In this exercise, return the whole listing exactly, excluding any images.

* Raw data:
________________________________________

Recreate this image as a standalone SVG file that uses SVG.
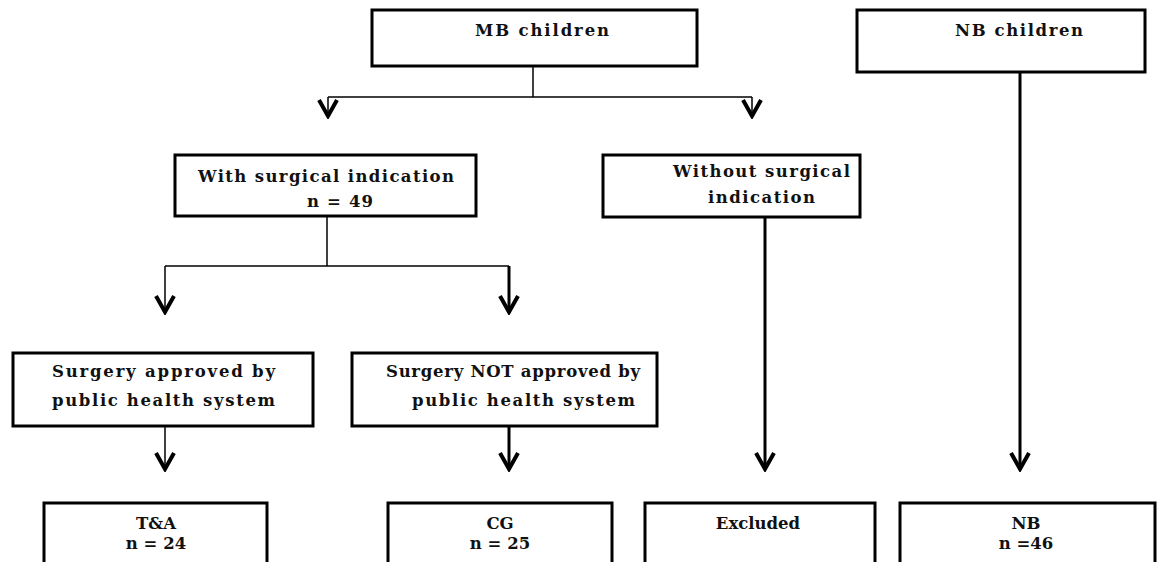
<svg xmlns="http://www.w3.org/2000/svg" width="1175" height="562" viewBox="0 0 1175 562">
<style>
.box{fill:#fff;stroke:#000;stroke-width:3}
.t{font-family:"DejaVu Serif","Liberation Serif",serif;font-weight:bold;font-size:16.5px;fill:#111}
.thin{stroke:#000;stroke-width:1.5;fill:none}
.thick{stroke:#000;stroke-width:3;fill:none}
</style>
<defs>
<marker id="v" markerUnits="userSpaceOnUse" viewBox="-12 -20 24 22" refX="0" refY="0" markerWidth="24" markerHeight="22" orient="0">
<path d="M-9,-17 L0,-1 L9,-17" fill="none" stroke="#000" stroke-width="4" stroke-linejoin="miter"/>
</marker>
</defs>
<rect width="1175" height="562" fill="#fff"/>
<g id="connectors">
<line class="thin" x1="533" y1="66" x2="533" y2="97"/>
<line class="thin" x1="328" y1="97" x2="752" y2="97"/>
<line class="thin" x1="328" y1="97" x2="328" y2="117" marker-end="url(#v)"/>
<line class="thin" x1="752" y1="97" x2="752" y2="117" marker-end="url(#v)"/>
<line class="thin" x1="327" y1="216" x2="327" y2="266"/>
<line class="thin" x1="165" y1="266" x2="509" y2="266"/>
<line class="thin" x1="165" y1="266" x2="165" y2="313" marker-end="url(#v)"/>
<line class="thick" x1="509" y1="266" x2="509" y2="313" marker-end="url(#v)"/>
<line class="thin" x1="165" y1="414" x2="165" y2="470" marker-end="url(#v)"/>
<line class="thick" x1="509" y1="414" x2="509" y2="470" marker-end="url(#v)"/>
<line class="thick" x1="765" y1="217" x2="765" y2="470" marker-end="url(#v)"/>
<line class="thick" x1="1020" y1="72" x2="1020" y2="470" marker-end="url(#v)"/>
</g>
<g id="mb">
<rect class="box" x="372" y="10" width="325" height="56"/>
<text class="t" x="475" y="36" textLength="134" lengthAdjust="spacing">MB children</text>
</g>
<g id="nb-children">
<rect class="box" x="857" y="10" width="288" height="62"/>
<text class="t" x="955" y="36" textLength="128" lengthAdjust="spacing">NB children</text>
</g>
<g id="with">
<rect class="box" x="175" y="155" width="301" height="61"/>
<text class="t" x="198" y="182" textLength="256" lengthAdjust="spacing">With surgical indication</text>
<text class="t" x="307" y="207" textLength="66" lengthAdjust="spacing">n = 49</text>
</g>
<g id="without">
<rect class="box" x="603" y="155" width="257" height="62"/>
<text class="t" x="673" y="177" textLength="177" lengthAdjust="spacing">Without surgical</text>
<text class="t" x="708" y="203" textLength="107" lengthAdjust="spacing">indication</text>
</g>
<g id="approved">
<rect class="box" x="13" y="353" width="300" height="73"/>
<text class="t" x="52" y="377" textLength="223" lengthAdjust="spacing">Surgery approved by</text>
<text class="t" x="52" y="406" textLength="223" lengthAdjust="spacing">public health system</text>
</g>
<g id="not-approved">
<rect class="box" x="352" y="353" width="305" height="73"/>
<text class="t" x="386" y="377" textLength="254" lengthAdjust="spacing">Surgery NOT approved by</text>
<text class="t" x="412" y="406" textLength="223" lengthAdjust="spacing">public health system</text>
</g>
<g id="ta">
<rect class="box" x="44" y="503" width="223" height="80"/>
<text class="t" x="156" y="529" text-anchor="middle">T&amp;A</text>
<text class="t" x="156" y="549" text-anchor="middle">n = 24</text>
</g>
<g id="cg">
<rect class="box" x="388" y="503" width="224" height="80"/>
<text class="t" x="500" y="529" text-anchor="middle">CG</text>
<text class="t" x="500" y="549" text-anchor="middle">n = 25</text>
</g>
<g id="excluded">
<rect class="box" x="645" y="503" width="230" height="80"/>
<text class="t" x="758" y="529" text-anchor="middle">Excluded</text>
</g>
<g id="nb">
<rect class="box" x="900" y="503" width="255" height="80"/>
<text class="t" x="1026" y="529" text-anchor="middle">NB</text>
<text class="t" x="1026" y="549" text-anchor="middle">n =46</text>
</g>
</svg>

________________________________________

* Exercise answer:
Recreate this image as a standalone SVG file that uses SVG.
<svg xmlns="http://www.w3.org/2000/svg" width="1175" height="562" viewBox="0 0 1175 562">
<style>
.box{fill:#fff;stroke:#000;stroke-width:3}
.t{font-family:"DejaVu Serif","Liberation Serif",serif;font-weight:bold;font-size:16.5px;fill:#111}
.thin{stroke:#000;stroke-width:1.5;fill:none}
.thick{stroke:#000;stroke-width:3;fill:none}
</style>
<defs>
<marker id="v" markerUnits="userSpaceOnUse" viewBox="-12 -20 24 22" refX="0" refY="0" markerWidth="24" markerHeight="22" orient="0">
<path d="M-9,-17 L0,-1 L9,-17" fill="none" stroke="#000" stroke-width="4" stroke-linejoin="miter"/>
</marker>
</defs>
<rect width="1175" height="562" fill="#fff"/>
<g id="connectors">
<line class="thin" x1="533" y1="66" x2="533" y2="97"/>
<line class="thin" x1="328" y1="97" x2="752" y2="97"/>
<line class="thin" x1="328" y1="97" x2="328" y2="117" marker-end="url(#v)"/>
<line class="thin" x1="752" y1="97" x2="752" y2="117" marker-end="url(#v)"/>
<line class="thin" x1="327" y1="216" x2="327" y2="266"/>
<line class="thin" x1="165" y1="266" x2="509" y2="266"/>
<line class="thin" x1="165" y1="266" x2="165" y2="313" marker-end="url(#v)"/>
<line class="thick" x1="509" y1="266" x2="509" y2="313" marker-end="url(#v)"/>
<line class="thin" x1="165" y1="414" x2="165" y2="470" marker-end="url(#v)"/>
<line class="thick" x1="509" y1="414" x2="509" y2="470" marker-end="url(#v)"/>
<line class="thick" x1="765" y1="217" x2="765" y2="470" marker-end="url(#v)"/>
<line class="thick" x1="1020" y1="72" x2="1020" y2="470" marker-end="url(#v)"/>
</g>
<g id="mb">
<rect class="box" x="372" y="10" width="325" height="56"/>
<text class="t" x="475" y="36" textLength="134" lengthAdjust="spacing">MB children</text>
</g>
<g id="nb-children">
<rect class="box" x="857" y="10" width="288" height="62"/>
<text class="t" x="955" y="36" textLength="128" lengthAdjust="spacing">NB children</text>
</g>
<g id="with">
<rect class="box" x="175" y="155" width="301" height="61"/>
<text class="t" x="198" y="182" textLength="256" lengthAdjust="spacing">With surgical indication</text>
<text class="t" x="307" y="207" textLength="66" lengthAdjust="spacing">n = 49</text>
</g>
<g id="without">
<rect class="box" x="603" y="155" width="257" height="62"/>
<text class="t" x="673" y="177" textLength="177" lengthAdjust="spacing">Without surgical</text>
<text class="t" x="708" y="203" textLength="107" lengthAdjust="spacing">indication</text>
</g>
<g id="approved">
<rect class="box" x="13" y="353" width="300" height="73"/>
<text class="t" x="52" y="377" textLength="223" lengthAdjust="spacing">Surgery approved by</text>
<text class="t" x="52" y="406" textLength="223" lengthAdjust="spacing">public health system</text>
</g>
<g id="not-approved">
<rect class="box" x="352" y="353" width="305" height="73"/>
<text class="t" x="386" y="377" textLength="254" lengthAdjust="spacing">Surgery NOT approved by</text>
<text class="t" x="412" y="406" textLength="223" lengthAdjust="spacing">public health system</text>
</g>
<g id="ta">
<rect class="box" x="44" y="503" width="223" height="80"/>
<text class="t" x="156" y="529" text-anchor="middle">T&amp;A</text>
<text class="t" x="156" y="549" text-anchor="middle">n = 24</text>
</g>
<g id="cg">
<rect class="box" x="388" y="503" width="224" height="80"/>
<text class="t" x="500" y="529" text-anchor="middle">CG</text>
<text class="t" x="500" y="549" text-anchor="middle">n = 25</text>
</g>
<g id="excluded">
<rect class="box" x="645" y="503" width="230" height="80"/>
<text class="t" x="758" y="529" text-anchor="middle">Excluded</text>
</g>
<g id="nb">
<rect class="box" x="900" y="503" width="255" height="80"/>
<text class="t" x="1026" y="529" text-anchor="middle">NB</text>
<text class="t" x="1026" y="549" text-anchor="middle">n =46</text>
</g>
</svg>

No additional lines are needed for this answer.